Más que nunca en este milenio, la gente pide que sus gobernantes cumplan la ley y rindan cuentas. Las mañaneras de antier y ayer —con los ataques a la Suprema Corte y los insultos a un periodista que le pidió una entrevista— son una muestra de que el presidente de México cabalga en contra del signo de los tiempos.
“No me vengan con que la ley es la ley” es una de esas frases que perseguirán a López Obrador en lo que le quede de carrera política. Es una de las radiografías más diáfanas de su pensamiento. Es una tomografía política. López Obrador quiere hacer lo que le dé su regalada gana. Su más reciente lance contra la Suprema Corte, en venganza porque sepultaron su Plan B de reforma electoral, es una especie de Ley de Say política: la oferta crea la demanda. Si lo ofreces, entonces lo van a querer. Elegir a los ministros de la Corte no es en lo absoluto una prioridad para la ciudadanía. No es como conseguir medicinas o resolver la inseguridad. Pero si el presidente pregunta a su pueblo, ¿quieren elegir a los ministros? La respuesta popular puede ser obvia: ¡claro! La especialidad del obradorato es simplificar el debate al extremo, faltarle el respeto a la gente librándola de argumentos sofisticados. El presidente no dice que en ningún país de los que son ejemplo de democracia y prosperidad (de hecho, solo Bolivia) los ministros de la Corte hacen campaña y se someten a elecciones. ¿Por qué? Porque quedan entonces a merced de hacer los sucios compromisos y alianzas que suelen hacer los políticos para encumbrarse: aliarse con grupos de interés, con partidos a los que les deben todo, con empresarios que los financian, con narcos que los impulsan. Nadie quiere eso en un ministro.

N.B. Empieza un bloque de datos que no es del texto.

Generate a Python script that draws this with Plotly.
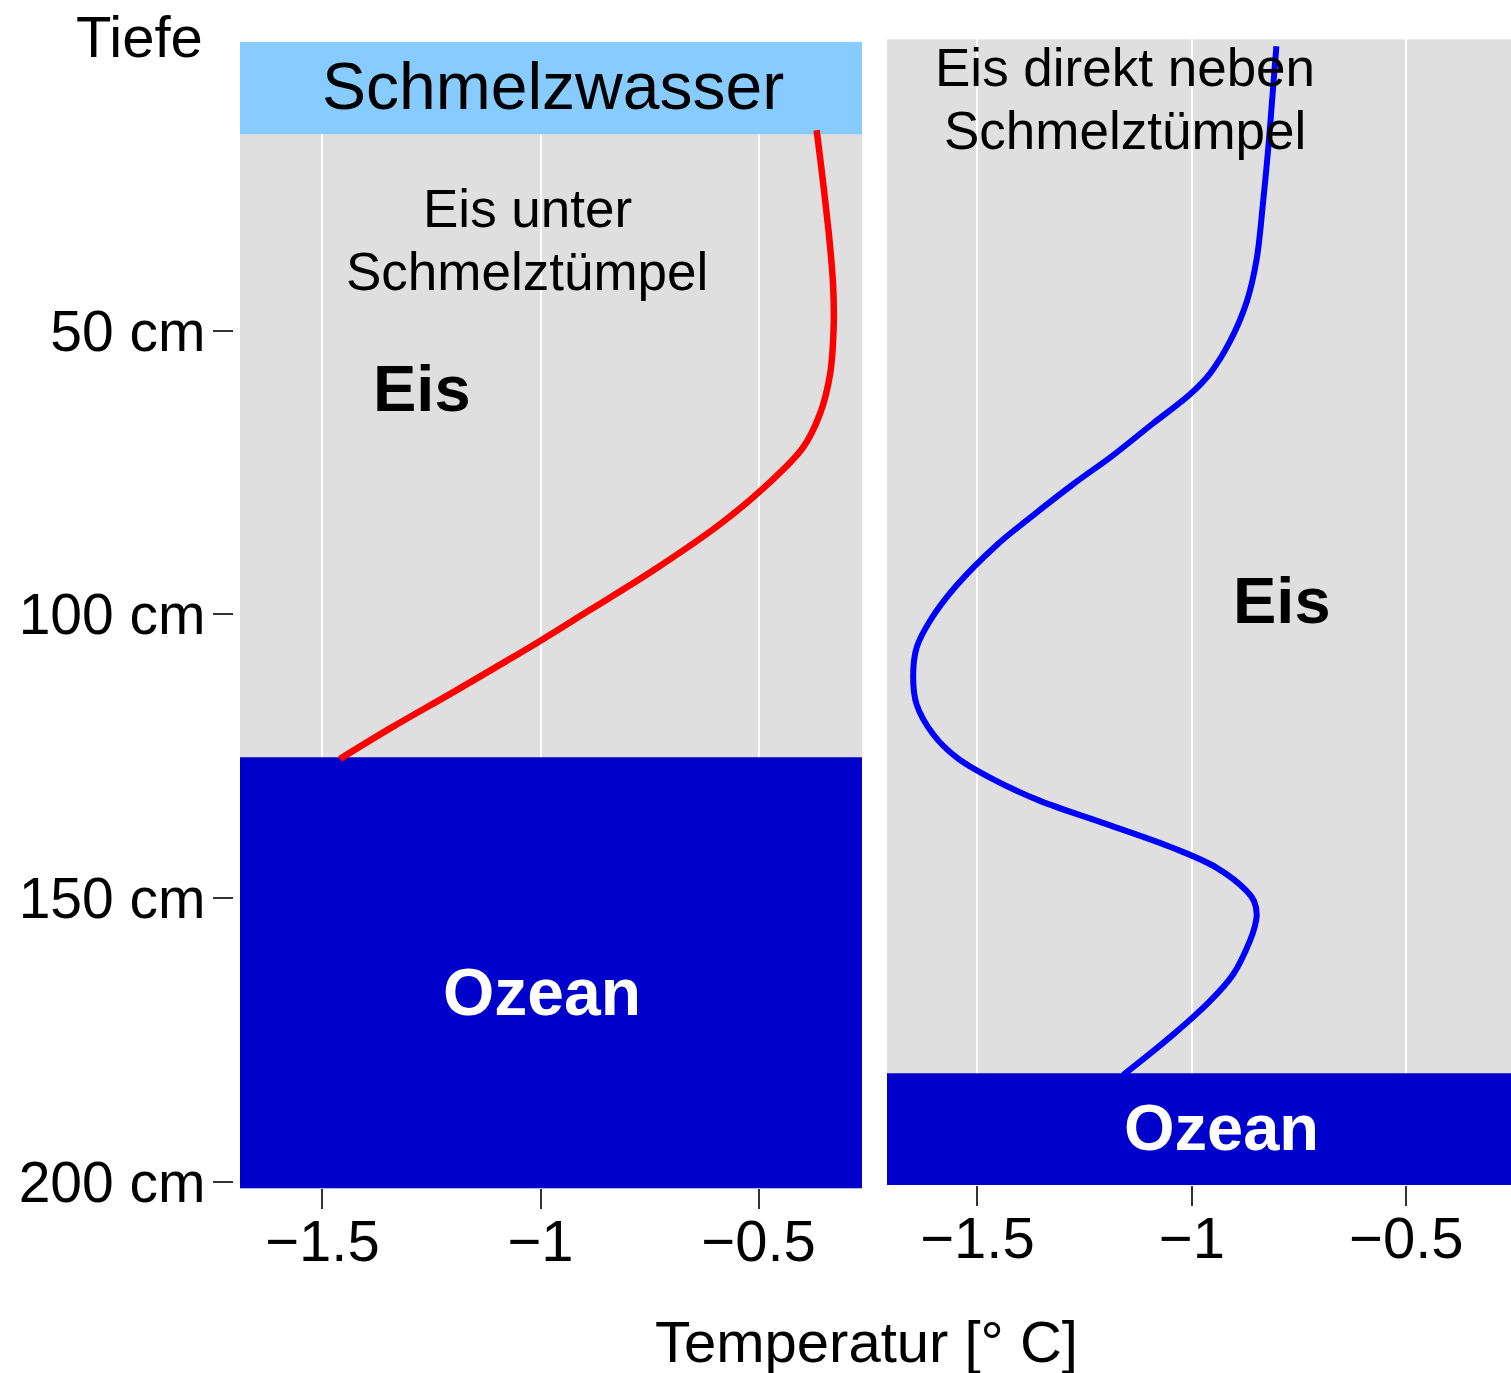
import plotly.graph_objects as go

# ---------------- data ----------------
# left panel: ice under a melt pond
red_depth = [14.7, 24.7, 35.3, 42.4, 49.4, 57.6, 64.6, 70.6, 77.0, 84.1, 92.3,
             99.4, 104.7, 113.5, 119.9, 125.5]
red_temp = [-0.367, -0.351, -0.336, -0.329, -0.328, -0.336, -0.359, -0.398, -0.478,
            -0.588, -0.742, -0.890, -1.001, -1.195, -1.340, -1.460]

# right panel: ice directly next to a melt pond
blue_depth = [-0.1, 6.5, 17.9, 27.3, 37.4, 44.9, 51.9, 57.6, 61.3, 66.4, 72.0, 77.1,
              82.8, 87.8, 95.3, 101.2, 105.9, 111.2, 115.9, 121.2, 125.3, 128.8, 132.9,
              137.0, 141.2, 144.7, 148.8, 150.6, 152.9, 154.9, 157.6, 163.5, 168.2,
              174.1, 181.2]
blue_temp = [-0.803, -0.810, -0.822, -0.834, -0.849, -0.872, -0.911, -0.958, -1.005,
             -1.091, -1.184, -1.277, -1.374, -1.455, -1.553, -1.611, -1.642, -1.650,
             -1.642, -1.603, -1.548, -1.471, -1.354, -1.199, -1.044, -0.942, -0.872,
             -0.855, -0.849, -0.853, -0.865, -0.904, -0.958, -1.044, -1.160]

# layer boundaries (depth in cm)
left_meltwater = [-0.9, 15.4]
left_ocean = [125.2, 201.2]
right_ocean = [180.9, 200.6]

depth_ticks = [50, 100, 150, 200]
depth_labels = ["50 cm", "100 cm", "150 cm", "200 cm"]
temp_ticks = [-1.5, -1, -0.5]

# axis ranges
left_xrange = [-1.689, -0.263]
right_xrange = [-1.711, -0.256]
left_yrange = [201.2, -0.9]
right_yrange = [200.6, -1.3]

FONT = "Liberation Sans, Arial, Helvetica, sans-serif"
W, H = 1511, 1400
VIEW_H = 1373
GRAY = "#DFDFDF"
MELT = "#88CCFF"
OCEAN = "#0000CC"


def fy(py):
    """row in the 1373-px tall picture (from top) -> paper fraction"""
    return 1 - py / VIEW_H


fig = go.Figure()
fig.add_trace(go.Scatter(x=red_temp, y=red_depth, mode="lines", xaxis="x", yaxis="y",
                         line=dict(color="#FF0000", width=6.5, shape="spline", smoothing=1.0),
                         showlegend=False, hoverinfo="skip"))
fig.add_trace(go.Scatter(x=blue_temp, y=blue_depth, mode="lines", xaxis="x2", yaxis="y2",
                         line=dict(color="#0000FF", width=6, shape="spline", smoothing=1.0),
                         showlegend=False, hoverinfo="skip"))

shapes = [
    dict(type="rect", xref="x", yref="y", x0=left_xrange[0], x1=left_xrange[1],
         y0=left_meltwater[0], y1=left_meltwater[1], fillcolor=MELT,
         line=dict(width=0), layer="between"),
    dict(type="rect", xref="x", yref="y", x0=left_xrange[0], x1=left_xrange[1],
         y0=left_ocean[0], y1=left_ocean[1], fillcolor=OCEAN,
         line=dict(width=0), layer="between"),
    dict(type="rect", xref="x2", yref="y2", x0=right_xrange[0], x1=right_xrange[1],
         y0=right_ocean[0], y1=right_ocean[1], fillcolor=OCEAN,
         line=dict(width=0), layer="between"),
]

def ann(text, x, y, xref, yref, size, color="black", bold=False, xanchor="center",
        yanchor="middle"):
    if bold:
        text = "<b>" + text + "</b>"
    return dict(text=text, x=x, y=y, xref=xref, yref=yref, showarrow=False,
                font=dict(family=FONT, size=size, color=color), xanchor=xanchor,
                yanchor=yanchor, align="center")

annotations = [
    ann("Tiefe", 205 / W, fy(36), "paper", "paper", 58, xanchor="right"),
    ann("Schmelzwasser", -0.971, 6.9, "x", "y", 66),
    ann("Eis unter", -1.031, 28.5, "x", "y", 53),
    ann("Schmelztümpel", -1.031, 39.6, "x", "y", 53),
    ann("Eis", -1.272, 60.3, "x", "y", 65, bold=True),
    ann("Ozean", -0.997, 166.6, "x", "y", 66, color="white", bold=True),
    ann("Eis direkt neben", -1.156, 3.7, "x2", "y2", 53),
    ann("Schmelztümpel", -1.156, 14.8, "x2", "y2", 53),
    ann("Eis", -0.790, 97.6, "x2", "y2", 65, bold=True),
    ann("Ozean", -0.932, 190.5, "x2", "y2", 65, color="white", bold=True),
    ann("Temperatur [° C]", 866 / W, fy(1340), "paper", "paper", 58),
]

tickfont = dict(family=FONT, size=58, color="black")

fig.update_layout(
    width=W, height=H, autosize=False,
    margin=dict(l=0, r=0, t=0, b=0, pad=0),
    paper_bgcolor="white", plot_bgcolor=GRAY,
    shapes=shapes, annotations=annotations, showlegend=False,
    xaxis=dict(domain=[240 / W, 862 / W], range=left_xrange, anchor="y",
               tickvals=temp_ticks, ticks="outside", ticklen=20, tickwidth=2,
               tickcolor="#333333", tickfont=tickfont, ticklabelstandoff=-18,
               showgrid=True, gridcolor="white", gridwidth=2, zeroline=False,
               showline=False),
    yaxis=dict(domain=[fy(1186.7), fy(41.7)], range=left_yrange,
               anchor="free", position=233 / W, tickvals=depth_ticks,
               ticktext=depth_labels, ticks="outside", ticklen=20, tickwidth=2,
               tickcolor="#333333", tickfont=dict(family=FONT, size=57, color="black"),
               showgrid=False, zeroline=False, showline=False, ticklabelstandoff=-4),
    xaxis2=dict(domain=[887 / W, 1.0], range=right_xrange, anchor="y2",
                tickvals=temp_ticks, ticks="outside", ticklen=20, tickwidth=2,
                tickcolor="#333333", tickfont=tickfont, ticklabelstandoff=-18,
                showgrid=True, gridcolor="white", gridwidth=2, zeroline=False,
                showline=False),
    yaxis2=dict(domain=[fy(1183.3), fy(39.3)], range=right_yrange,
                anchor="x2", showticklabels=False, ticks="", showgrid=False,
                zeroline=False, showline=False),
)

fig.write_html("out.html", config={"displayModeBar": False, "responsive": False},
               post_script="document.body.style.margin='0';")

“No lo quiero ver”, dijo ayer el presidente al negarse a la entrevista que le solicité. Y soltó el veneno con más ira que nunca. Sus insultos, sus calumnias, su odio contra mí. Acusaciones abusivas sin una sola prueba. Porque sabe que lo que dice de mí es mentira. Porque, en cambio, no tiene cómo contestar nuestras investigaciones. No quiere una entrevista porque no tiene cómo justificar tantos escándalos, porque teme quedar acorralado con preguntas: sus hermanos, sus hijos, el tráfico de influencias, los negocios al amparo del poder, el desabasto de medicamentos, los 800 mil muertos en la pandemia, la inseguridad récord, los abrazos al narco. Si el presidente quisiera rendir cuentas ante la sociedad —el periodista es sólo un vehículo—, vale más una entrevista así que mil mañaneras con preguntas a modo. Pero no. Su único recurso es el insulto y la calumnia, potenciados en el monólogo de la mañanera. Me resisto a normalizar el creciente tono de sus agresiones. Y dejo constancia de un presidente cada vez más violento.